The first few days were weird. I lived in a new building with different security guards, and the campus areas were filled with freshmen and upperclassmen I didn’t know. My room was empty except for my storage boxes. It wasn’t home at all, except everything was like it had always been: the same common area, the same interiors of my room and familiar faces. Although the dining hall lines were long and the conversations with classmates were always similar, I also considered it home. I guess this was the first time I came home to Abu Dhabi, and that’s why it was so weird — at first I wasn’t excited to do that.

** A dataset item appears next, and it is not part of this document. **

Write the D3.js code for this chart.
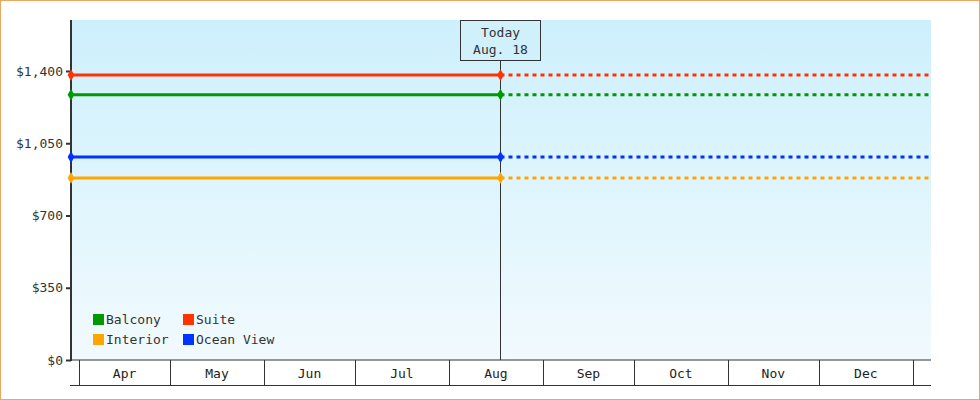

I realized that over the past year in the Middle East, I missed Europe. I missed the greenery, I missed the freedom and I missed going to the Netherlands for an afternoon coffee. But then again, during my summer I missed the Middle East and NYUAD. I missed karak, random conversations with other students in the dining hall and the heat.
There doesn’t seem to be a benefit or loss in this situation. However, there is always a home I’m missing, be it Germany or the UAE. There is always a part of me that wishes I was in the other home I have. I guess time will allow me to come to terms with this situation and allow myself to love both homes that I have. I like to call myself bi-homeial.